◆ Work to do
Copy exactly, and only, the lines below from the first through the one containing "const INK = '#000';", both included; pictures are omitted.

◆ Information supplied
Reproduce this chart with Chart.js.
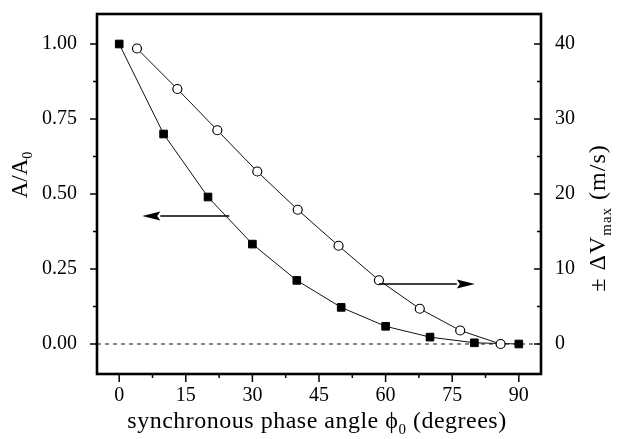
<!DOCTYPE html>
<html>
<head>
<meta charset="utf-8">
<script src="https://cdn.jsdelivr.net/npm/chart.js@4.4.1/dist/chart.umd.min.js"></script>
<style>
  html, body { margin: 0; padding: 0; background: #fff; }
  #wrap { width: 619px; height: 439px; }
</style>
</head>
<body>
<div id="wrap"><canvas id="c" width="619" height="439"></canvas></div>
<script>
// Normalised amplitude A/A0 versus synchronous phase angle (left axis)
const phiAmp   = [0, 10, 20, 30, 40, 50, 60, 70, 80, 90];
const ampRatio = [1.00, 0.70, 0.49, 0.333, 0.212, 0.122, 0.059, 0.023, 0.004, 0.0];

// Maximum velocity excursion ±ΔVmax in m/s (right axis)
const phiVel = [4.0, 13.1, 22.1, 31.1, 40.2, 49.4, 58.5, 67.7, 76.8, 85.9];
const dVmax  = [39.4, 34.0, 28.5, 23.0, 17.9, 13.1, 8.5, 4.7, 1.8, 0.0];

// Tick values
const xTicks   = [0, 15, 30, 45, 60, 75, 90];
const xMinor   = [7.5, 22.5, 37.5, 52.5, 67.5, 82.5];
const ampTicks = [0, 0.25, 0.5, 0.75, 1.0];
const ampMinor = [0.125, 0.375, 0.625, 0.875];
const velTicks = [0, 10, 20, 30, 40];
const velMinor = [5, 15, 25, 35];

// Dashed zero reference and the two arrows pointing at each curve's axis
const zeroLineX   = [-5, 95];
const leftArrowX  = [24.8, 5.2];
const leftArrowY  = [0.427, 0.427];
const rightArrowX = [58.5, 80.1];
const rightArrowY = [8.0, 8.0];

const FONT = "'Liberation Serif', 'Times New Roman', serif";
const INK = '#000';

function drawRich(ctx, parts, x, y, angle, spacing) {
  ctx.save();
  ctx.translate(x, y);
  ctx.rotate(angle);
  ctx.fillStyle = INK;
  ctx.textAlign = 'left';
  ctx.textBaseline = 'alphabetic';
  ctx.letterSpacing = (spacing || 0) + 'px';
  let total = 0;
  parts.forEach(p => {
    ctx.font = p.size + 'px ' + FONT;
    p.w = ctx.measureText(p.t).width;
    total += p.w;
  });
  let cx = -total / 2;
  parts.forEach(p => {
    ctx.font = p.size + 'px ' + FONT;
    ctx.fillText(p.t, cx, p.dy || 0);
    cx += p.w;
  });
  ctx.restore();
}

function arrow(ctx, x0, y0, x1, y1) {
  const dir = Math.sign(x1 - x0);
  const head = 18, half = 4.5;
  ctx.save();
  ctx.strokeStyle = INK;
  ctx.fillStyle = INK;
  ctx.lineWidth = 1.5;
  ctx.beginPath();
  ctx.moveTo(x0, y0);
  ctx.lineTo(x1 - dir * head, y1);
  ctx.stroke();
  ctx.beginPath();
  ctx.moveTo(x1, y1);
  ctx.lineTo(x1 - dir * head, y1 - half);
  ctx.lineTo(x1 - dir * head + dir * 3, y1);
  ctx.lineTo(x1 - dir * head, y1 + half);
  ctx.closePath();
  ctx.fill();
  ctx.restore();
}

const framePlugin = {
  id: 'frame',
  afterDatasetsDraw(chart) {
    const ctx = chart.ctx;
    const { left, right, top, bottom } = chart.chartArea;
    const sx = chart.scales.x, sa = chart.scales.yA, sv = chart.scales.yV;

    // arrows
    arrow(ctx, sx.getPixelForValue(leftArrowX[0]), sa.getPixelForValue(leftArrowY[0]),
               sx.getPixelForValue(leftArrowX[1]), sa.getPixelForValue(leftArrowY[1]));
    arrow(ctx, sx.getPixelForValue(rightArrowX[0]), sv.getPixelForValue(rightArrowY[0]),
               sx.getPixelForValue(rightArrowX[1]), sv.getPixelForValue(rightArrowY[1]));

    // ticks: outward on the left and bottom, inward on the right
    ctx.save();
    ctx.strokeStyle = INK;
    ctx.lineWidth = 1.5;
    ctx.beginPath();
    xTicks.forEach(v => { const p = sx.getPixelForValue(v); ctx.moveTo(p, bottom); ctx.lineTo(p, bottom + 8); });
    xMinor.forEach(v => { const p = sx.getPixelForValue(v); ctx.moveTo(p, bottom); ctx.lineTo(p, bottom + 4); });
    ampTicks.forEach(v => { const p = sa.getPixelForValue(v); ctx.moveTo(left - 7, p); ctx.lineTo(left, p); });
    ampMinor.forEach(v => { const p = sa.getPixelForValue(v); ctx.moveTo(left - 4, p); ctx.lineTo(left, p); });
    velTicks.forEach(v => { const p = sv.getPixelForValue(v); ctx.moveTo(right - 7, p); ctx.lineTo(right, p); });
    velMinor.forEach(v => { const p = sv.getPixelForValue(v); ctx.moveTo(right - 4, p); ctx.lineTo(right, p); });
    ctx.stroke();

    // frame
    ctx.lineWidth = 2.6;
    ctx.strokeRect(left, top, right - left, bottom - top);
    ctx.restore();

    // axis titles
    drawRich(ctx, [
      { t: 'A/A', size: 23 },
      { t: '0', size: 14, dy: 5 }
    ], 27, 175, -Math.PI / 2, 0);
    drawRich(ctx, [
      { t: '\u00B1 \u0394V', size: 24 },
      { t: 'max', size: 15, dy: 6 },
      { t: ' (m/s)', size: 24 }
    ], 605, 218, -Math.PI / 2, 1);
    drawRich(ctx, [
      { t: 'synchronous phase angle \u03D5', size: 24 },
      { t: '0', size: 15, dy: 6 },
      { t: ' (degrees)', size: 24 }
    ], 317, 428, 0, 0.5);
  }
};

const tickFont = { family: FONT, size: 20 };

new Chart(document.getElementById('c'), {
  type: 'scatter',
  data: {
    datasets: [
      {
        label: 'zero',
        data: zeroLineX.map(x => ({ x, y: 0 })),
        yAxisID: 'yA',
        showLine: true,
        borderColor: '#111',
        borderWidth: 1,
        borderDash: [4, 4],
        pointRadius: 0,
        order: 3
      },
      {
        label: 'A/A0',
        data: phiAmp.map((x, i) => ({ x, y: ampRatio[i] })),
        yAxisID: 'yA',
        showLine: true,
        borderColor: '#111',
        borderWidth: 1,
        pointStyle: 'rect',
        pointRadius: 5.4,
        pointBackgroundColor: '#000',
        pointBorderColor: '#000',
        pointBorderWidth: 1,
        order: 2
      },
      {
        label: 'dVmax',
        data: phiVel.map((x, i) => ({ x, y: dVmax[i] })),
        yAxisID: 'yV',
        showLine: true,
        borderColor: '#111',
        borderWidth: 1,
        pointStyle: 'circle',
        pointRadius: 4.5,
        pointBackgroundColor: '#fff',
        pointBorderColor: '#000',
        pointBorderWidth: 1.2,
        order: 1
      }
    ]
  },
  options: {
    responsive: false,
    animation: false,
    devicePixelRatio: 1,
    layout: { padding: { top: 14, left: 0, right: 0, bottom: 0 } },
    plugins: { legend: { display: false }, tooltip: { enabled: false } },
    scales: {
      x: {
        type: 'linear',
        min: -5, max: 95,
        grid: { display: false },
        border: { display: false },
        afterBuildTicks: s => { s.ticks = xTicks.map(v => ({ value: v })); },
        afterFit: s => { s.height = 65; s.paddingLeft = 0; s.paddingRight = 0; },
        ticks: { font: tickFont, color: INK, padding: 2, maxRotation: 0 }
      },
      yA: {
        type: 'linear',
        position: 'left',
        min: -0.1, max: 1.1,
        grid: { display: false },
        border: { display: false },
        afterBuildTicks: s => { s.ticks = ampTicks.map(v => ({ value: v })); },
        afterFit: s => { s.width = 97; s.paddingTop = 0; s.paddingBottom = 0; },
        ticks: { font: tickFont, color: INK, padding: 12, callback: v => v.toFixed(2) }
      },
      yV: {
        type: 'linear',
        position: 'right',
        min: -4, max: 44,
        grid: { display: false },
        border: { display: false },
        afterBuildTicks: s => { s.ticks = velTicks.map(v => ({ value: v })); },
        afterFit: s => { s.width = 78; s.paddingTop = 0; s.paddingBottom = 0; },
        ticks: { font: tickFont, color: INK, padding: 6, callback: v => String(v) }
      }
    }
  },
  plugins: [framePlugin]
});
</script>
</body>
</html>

◆ Exercise answer
Reproduce this chart with Chart.js.
<!DOCTYPE html>
<html>
<head>
<meta charset="utf-8">
<script src="https://cdn.jsdelivr.net/npm/chart.js@4.4.1/dist/chart.umd.min.js"></script>
<style>
  html, body { margin: 0; padding: 0; background: #fff; }
  #wrap { width: 619px; height: 439px; }
</style>
</head>
<body>
<div id="wrap"><canvas id="c" width="619" height="439"></canvas></div>
<script>
// Normalised amplitude A/A0 versus synchronous phase angle (left axis)
const phiAmp   = [0, 10, 20, 30, 40, 50, 60, 70, 80, 90];
const ampRatio = [1.00, 0.70, 0.49, 0.333, 0.212, 0.122, 0.059, 0.023, 0.004, 0.0];

// Maximum velocity excursion ±ΔVmax in m/s (right axis)
const phiVel = [4.0, 13.1, 22.1, 31.1, 40.2, 49.4, 58.5, 67.7, 76.8, 85.9];
const dVmax  = [39.4, 34.0, 28.5, 23.0, 17.9, 13.1, 8.5, 4.7, 1.8, 0.0];

// Tick values
const xTicks   = [0, 15, 30, 45, 60, 75, 90];
const xMinor   = [7.5, 22.5, 37.5, 52.5, 67.5, 82.5];
const ampTicks = [0, 0.25, 0.5, 0.75, 1.0];
const ampMinor = [0.125, 0.375, 0.625, 0.875];
const velTicks = [0, 10, 20, 30, 40];
const velMinor = [5, 15, 25, 35];

// Dashed zero reference and the two arrows pointing at each curve's axis
const zeroLineX   = [-5, 95];
const leftArrowX  = [24.8, 5.2];
const leftArrowY  = [0.427, 0.427];
const rightArrowX = [58.5, 80.1];
const rightArrowY = [8.0, 8.0];

const FONT = "'Liberation Serif', 'Times New Roman', serif";
const INK = '#000';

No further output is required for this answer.